The place they landed the longest was the Clyde Cogswell's farm close to the tri-county border of Dewey, Major and Woodward counties. "We were there to keep the weeds down and mend fences,” he said. "But every harvest we'd move back into town for four weeks and the harvest crew would come in.”
When asked what his parents did for a living, England said, "Anything they could.” Leslie worked at a creamery, drove a truck delivering ice, drove a shuttle bus route in Enid giving rides to pilots from the air base to town, drove the bread truck, ran a gas station and also worked at an auto parts store before going in with someone else on a grocery store and then eventually operating England Grocery & Market.
Although not tall, he was strong and usually wore a uniform — whether it was when he was driving the bus or working for the bread company. And he was talkative.
"My goal was to get the bread route done on Saturday and be out of there by 2 o'clock so I could go meet the kids at the matinee,” Gary England said. "But he talked to everyone, everyone.
"He was a good guy, but he worked my butt off. But it was fun, too. I'd go around and get in the back of the truck and I'd eat some of the cherry filled donuts, but I had to eat either six or a dozen or he would know.”
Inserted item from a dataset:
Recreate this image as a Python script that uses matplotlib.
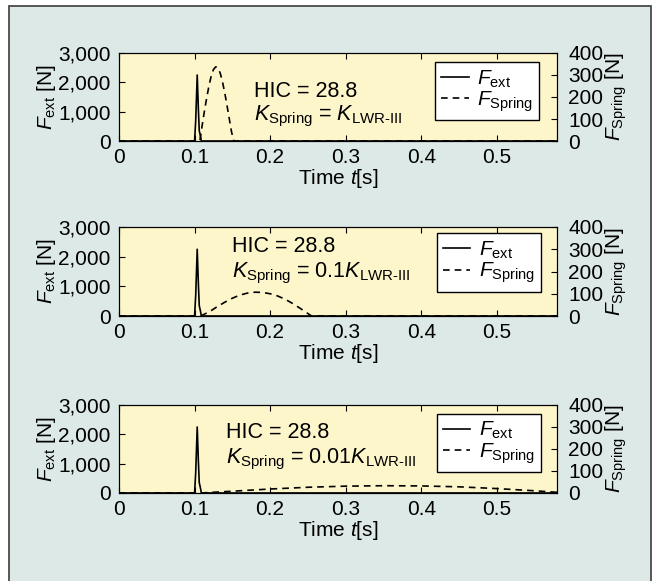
import matplotlib
matplotlib.use('Agg')
import matplotlib.pyplot as plt
from matplotlib.patches import Rectangle
from matplotlib.lines import Line2D

plt.rcParams['font.family'] = ['Liberation Sans', 'DejaVu Sans']
plt.rcParams['mathtext.fontset'] = 'custom'
plt.rcParams['mathtext.rm'] = 'Liberation Sans'
plt.rcParams['mathtext.it'] = 'Liberation Sans:italic'
plt.rcParams['mathtext.bf'] = 'Liberation Sans:bold'

# external force spike (same in all three panels) [s], [N]
t_ext = [0.0, 0.1000, 0.1015, 0.1035, 0.1050, 0.1062, 0.1075, 0.1090, 0.58]
f_ext = [0, 0, 700, 2250, 1100, 350, 200, 0, 0]

# spring force, K_Spring = K_LWR-III
t_spr1 = [0.0, 0.107, 0.110, 0.113, 0.116, 0.119, 0.122, 0.125, 0.128, 0.131,
          0.134, 0.137, 0.140, 0.143, 0.146, 0.149, 0.152, 0.58]
f_spr1 = [0, 0, 70, 135, 195, 250, 295, 325, 337, 332, 308, 268, 218, 160, 100, 40, 0, 0]

# spring force, K_Spring = 0.1 K_LWR-III
t_spr2 = [0.0, 0.108, 0.120, 0.130, 0.140, 0.150, 0.160, 0.170, 0.180, 0.190,
          0.200, 0.210, 0.220, 0.230, 0.240, 0.250, 0.255, 0.58]
f_spr2 = [0, 0, 20, 42, 62, 80, 94, 103, 107, 106, 100, 90, 75, 56, 34, 11, 0, 0]

# spring force, K_Spring = 0.01 K_LWR-III
t_spr3 = [0.0, 0.108, 0.150, 0.200, 0.250, 0.300, 0.350, 0.400, 0.450, 0.500, 0.550, 0.580]
f_spr3 = [0, 0, 8, 18, 26, 31, 33, 32, 28, 20, 10, 3]

k_labels = [r'$K_\mathrm{Spring}$ = $K_\mathrm{LWR\text{-}III}$',
            r'$K_\mathrm{Spring}$ = 0.1$K_\mathrm{LWR\text{-}III}$',
            r'$K_\mathrm{Spring}$ = 0.01$K_\mathrm{LWR\text{-}III}$']
hic = [28.8, 28.8, 28.8]
spring_t = [t_spr1, t_spr2, t_spr3]
spring_f = [f_spr1, f_spr2, f_spr3]

x_ticks = [0, 0.1, 0.2, 0.3, 0.4, 0.5]
left_ticks = [0, 1000, 2000, 3000]
right_ticks = [0, 100, 200, 300, 400]

bg = '#dde9e6'
ax_bg = '#fdf6cb'
fs = 15
fs_txt = 15.5

fig = plt.figure(figsize=(6.54, 5.81), dpi=100)
fig.patch.set_facecolor('white')
# the light panel with its frame, behind everything
back = fig.add_axes([0, 0, 1, 1], zorder=-10)
back.set_axis_off()
back.set_xlim(0, 654)
back.set_ylim(581, 0)
back.add_patch(Rectangle((9, 6), 642, 590, facecolor=bg, edgecolor='#4a4a4a', linewidth=1.3))

boxes = [[0.182, 0.7573, 0.670, 0.1515],
         [0.182, 0.4561, 0.670, 0.1532],
         [0.182, 0.1515, 0.670, 0.1515]]
# (x, baseline of HIC, baseline of K line) in axes fraction
text_pos = [(0.308, 0.50, 0.235), (0.257, 0.716, 0.43), (0.245, 0.63, 0.34)]
leg_anchor = [(0.959, 0.898), (0.963, 0.929), (0.963, 0.898)]

for i in range(3):
    ax = fig.add_axes(boxes[i])
    ax.set_facecolor(ax_bg)
    ax.plot(t_ext, f_ext, color='black', lw=1.2)
    ax.set_xlim(0, 0.58)
    ax.set_ylim(0, 3000)
    ax.set_xticks(x_ticks)
    ax.set_xticklabels(['0', '0.1', '0.2', '0.3', '0.4', '0.5'])
    ax.set_yticks(left_ticks)
    ax.set_yticklabels(['0', '1,000', '2,000', '3,000'])
    ax.tick_params(direction='in', top=True, length=4, labelsize=fs)
    ax.tick_params(axis='y', pad=6)
    ax.tick_params(axis='x', pad=5)
    ax.set_ylabel(r'$F_\mathrm{ext}$ [N]', fontsize=fs, labelpad=0)
    ax.set_xlabel(r'Time $t$[s]', fontsize=fs, labelpad=0)

    ax2 = ax.twinx()
    ax2.plot(spring_t[i], spring_f[i], color='black', lw=1.2, ls=(0, (4, 3)))
    ax2.set_ylim(0, 400)
    ax2.set_yticks(right_ticks)
    ax2.tick_params(direction='in', length=4, labelsize=fs, pad=8)
    ax2.set_ylabel(r'$F_\mathrm{Spring}$ [N]', fontsize=fs, labelpad=0)

    tx, ty, ky = text_pos[i]
    ax.text(tx, ty, 'HIC = %.1f' % hic[i], transform=ax.transAxes, fontsize=fs_txt,
            va='baseline')
    ax.text(tx, ky, k_labels[i], transform=ax.transAxes, fontsize=fs_txt, va='baseline')

    handles = [Line2D([], [], color='black', lw=1.2),
               Line2D([], [], color='black', lw=1.2, ls=(0, (4, 3)))]
    leg = ax2.legend(handles, [r'$F_\mathrm{ext}$', r'$F_\mathrm{Spring}$'],
                     loc='upper right', bbox_to_anchor=leg_anchor[i], borderaxespad=0,
                     fontsize=fs, handlelength=1.3, handletextpad=0.4,
                     labelspacing=0.0, borderpad=0.3, fancybox=False, framealpha=1)
    leg.get_frame().set_edgecolor('black')
    leg.get_frame().set_linewidth(1.0)

fig.savefig('out.png', dpi=100)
But England said he was loyal to his dad. England explained there were competing bread companies for the grocery store and cafe business in Seiling. Those driving the trucks would park on the main street in town and then get in the back to sort the bread. Working for the competition was a man named Oliver Sample.
"I caught Oliver Sample, who I later found out was a good guy, in the back of his truck and I locked him in there,” Gary England said. "I ran into him years later, and I won't say exactly what he said but he was rather unhappy with me.”
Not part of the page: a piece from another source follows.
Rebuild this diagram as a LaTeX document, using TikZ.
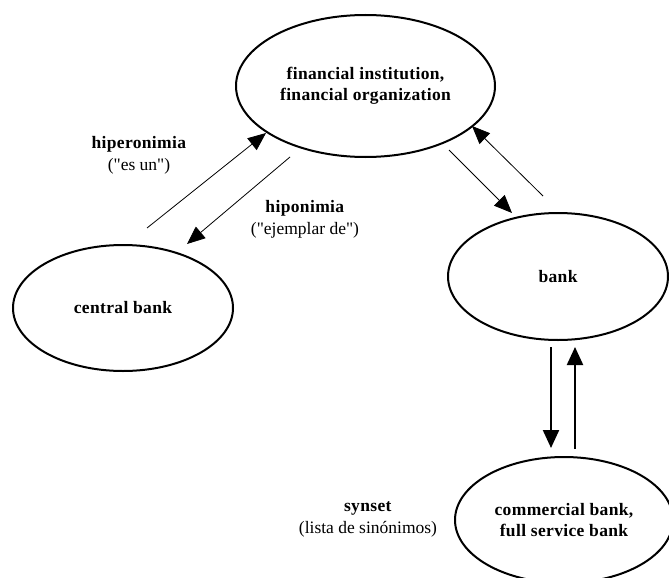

England's mother worked hard as well. She came from a big family and had helped raise some brothers and sisters before she had her own family. She is a woman who could mix sternness and compassion — in layman's terms that means she could threaten with a flyswatter but also make a child feel good.
"She always made you feel like the special one,” he said. "Plus she worked at the grocery store and was a great employee, always dressed nice and she always worked hard.”
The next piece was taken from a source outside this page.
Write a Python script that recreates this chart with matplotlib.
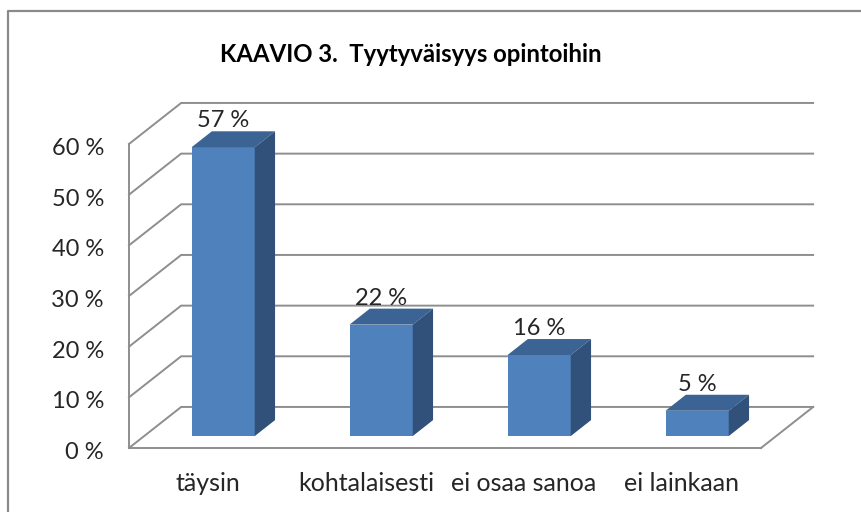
import matplotlib
matplotlib.use('Agg')
import matplotlib.pyplot as plt
from matplotlib.lines import Line2D
from matplotlib.patches import Polygon
from matplotlib.transforms import ScaledTranslation

plt.rcParams['font.family'] = ['Lato', 'DejaVu Sans']

categories = ['täysin', 'kohtalaisesti', 'ei osaa sanoa', 'ei lainkaan']
values = [57, 22, 16, 5]
y_ticks = [0, 10, 20, 30, 40, 50, 60]
title = 'KAAVIO 3.  Tyytyväisyys opintoihin'

# fake 3D: how far the back wall is shifted, in data units
depth_x = 0.33
depth_y = 8.1
bar_width = 0.4
bar_front = 0.29
bar_back = 0.68
grid_color = '#8e8e8e'


def project(x, y, depth):
    return x + depth * depth_x, y + depth * depth_y


fig = plt.figure(figsize=(8.62, 5.12), dpi=100)
ax = fig.add_axes([129 / 862, 64 / 512, 632 / 862, 304 / 512])
ax.set_xlim(0, len(categories))
ax.set_ylim(0, 60)

# walls and floor
for t in y_ticks:
    x0, y0 = project(0, t, 0)
    x1, y1 = project(0, t, 1)
    x2, y2 = project(len(categories), t, 1)
    ax.plot([x0, x1, x2], [y0, y1, y2], color=grid_color, lw=1.4, clip_on=False, zorder=1,
            solid_joinstyle='miter')
x3, y3 = project(len(categories), 0, 1)
ax.plot([len(categories), x3], [0, y3], color=grid_color, lw=1.4, clip_on=False, zorder=1)

# bars
positions = [i + 0.5 for i in range(len(categories))]
for x, v in zip(positions, values):
    left = x - bar_width / 2
    right = x + bar_width / 2
    fx, base = project(left, 0, bar_front)
    ax.bar(fx, v, width=bar_width, bottom=base, align='edge', color='#4f81bd', clip_on=False, zorder=3)
    top = [project(left, v, bar_front), project(right, v, bar_front),
           project(right, v, bar_back), project(left, v, bar_back)]
    side = [project(right, 0, bar_front), project(right, 0, bar_back),
            project(right, v, bar_back), project(right, v, bar_front)]
    ax.add_patch(Polygon(top, closed=True, facecolor='#3b6393', edgecolor='none', clip_on=False, zorder=3))
    ax.add_patch(Polygon(side, closed=True, facecolor='#31517b', edgecolor='none', clip_on=False, zorder=3))
    lx, _ = project(x, v, bar_front)
    _, ly = project(x, v, bar_back)
    ax.annotate(f'{v} %', (lx, ly), xytext=(0, 7.5), textcoords='offset points',
                ha='center', va='center', fontsize=17, color='#262626', zorder=4,
                annotation_clip=False)

for name in ['top', 'right']:
    ax.spines[name].set_visible(False)
for name in ['left', 'bottom']:
    ax.spines[name].set_color(grid_color)
    ax.spines[name].set_linewidth(1.4)

ax.set_yticks(y_ticks)
ax.set_yticklabels([f'{t} %' for t in y_ticks], fontsize=17, color='#262626')
ax.set_xticks(positions)
ax.set_xticklabels(categories, fontsize=18, color='#262626')
ax.tick_params(axis='y', length=0, pad=18)
ax.tick_params(axis='x', length=0, pad=17)
ax.patch.set_alpha(0)

# tick labels sit a little below their gridline in the original
shift = ScaledTranslation(0, -2.5 / 100, fig.dpi_scale_trans)
for label in ax.get_yticklabels():
    label.set_transform(label.get_transform() + shift)

fig.text(411 / 862, 1 - 54 / 512, title, ha='center', va='center', fontsize=17.2, fontweight='bold', color='black')

# outer chart border, the right and bottom edges are cropped off
fig.add_artist(Line2D([8.5 / 862, 8.5 / 862, 1], [0, 1 - 10.5 / 512, 1 - 10.5 / 512], color='#8a8a8a', lw=1.6))

fig.savefig('out.png', dpi=100)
He also remembers the night Seiling was playing Buffalo in football and he tried to make a one-arm tackle. England's arm gave and he went down."I'm on the ground and I look over and this little woman is scaling an 8-foot fence to get to me,” he said.
"That's what she would do.”Family and community
In a town like Seiling, "family” and "community” can become as tangled as strands of Christmas lights thrown in a box. The reason was simple: The people were often together. On a certain night of the week, England said he and some other boys would go to the Boy Scouts meeting and then go the Blue Moon Cafe to watch the fights on television. And then there were Saturdays when people would come to town to shop.
"On a Saturday you saw everyone you knew,” he said. "Right around the corner over there they had a drawing Saturday afternoons at 4 p.m. And literally, hundreds and hundreds of people would come to that drawing.”
A person would put their number in and if that number was chosen they might win $100 or $400. On Saturdays people were in town to shop for groceries, get their hair cut, pick up feed from the feed store or maybe they just wanted to stop by the variety store, which had buttons over here and lamp stands over there.
England went on to be a pioneer meteorologist living in the largest metro area in the state. But the importance of the rural communities never dropped off his radar, he said. "All the little towns in Oklahoma basically had everything you needed whether you wanted a watermelon or a tractor,” he said. "The entertainment was here, the food was here and the necessities for farming and ranching were here.”
And don't forget they had televisions — including those watched in a hardware store by a boy who had never seen one but would one day make his living through it.